- Active: 1973–1990
- Country: Sweden
- Allegiance: Swedish Armed Forces
- Branch: Tri-service
- Type: Administrative corps/Personnel branch
- Role: Ordnance
- Size: c. 300–350 (1984)

= Commissary Corps of the Swedish Armed Forces =

The Commissary Corps of the Swedish Armed Forces (Försvarets intendentkår, Intk) was a joint administrative corps for ordnance officers of the Swedish Armed Forces which existed from 1973 to 1990.

==History==
On 1 October 1973, the Swedish Army Ordnance Corps (ordnance officers) was amalgamated with the Quartermaster Corps of the Swedish Armed Forces.

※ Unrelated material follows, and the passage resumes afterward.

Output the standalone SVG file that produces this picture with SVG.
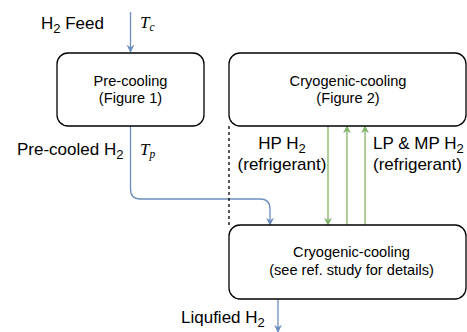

The new authority was named Försvarets intendentkår ("Commissary Corps of the Swedish Armed Forces"). At the Commissary Staff (Intendentkårsstaben), training and recruitment issues were mainly handled, personnel and service appointments, war placements etc. Entry into the Commissary Corps required the completion of training at the Swedish Army Quartermaster School (Intendenturförvaltningsskolan, IntS), from 1977 named Försvarets förvaltningsskola (FörvS). On 1 June 1983, the Commissary Corps was disbanded as its own authority and was reorganized into a section in the Defence Staff's Planning Staff, the Commissary Section (Intendentkårssektionen).